With about 10 hours until service I’d still never done this salmon dish which needed to be smoked. Here’s how the conversation went between me and another chef. I’ll start…
“How do I smoke the salmon?”
“Oh you need to get some wood.”
“Right where do I get that?”
“Go ask the gardeners.”
After much running around, I went to one of the hotel rooms to get some wood from a fireplace. I then proceeded to manufacture a smoker in the garden and on we went. While we were garnishing the first of the 150 plates for the dinner service, we were still cooking the salmon.

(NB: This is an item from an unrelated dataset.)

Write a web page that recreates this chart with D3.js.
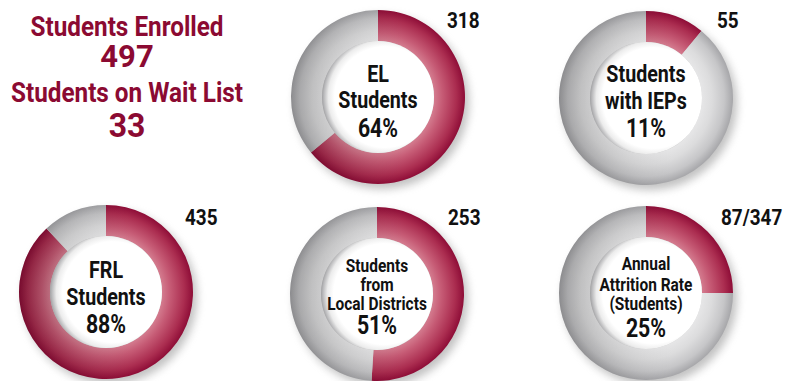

There’s more to this night of terror than just the above, but the general mood to get across is one of feeling sick to your stomach, genuinely scared you’ll get fired, but also helpless because you have no idea how your food is going to be done in time. Everyone knows when you’re in the shit, but sometimes they won’t help as they know it’s between you and the senior team.
Final thought
Places like Le Manoir are not cheap. Of course they’re not. But I hope that some of the above shows you just how much detail and attention goes into making a dish. There are so many moving parts of a kitchen and everything has to work seamlessly for the day to run smoothly, that’s before you start thinking about hotel guests who want room service or different allergies etc.
I hope the above was of some interest. If not, do carry on with your election coverage.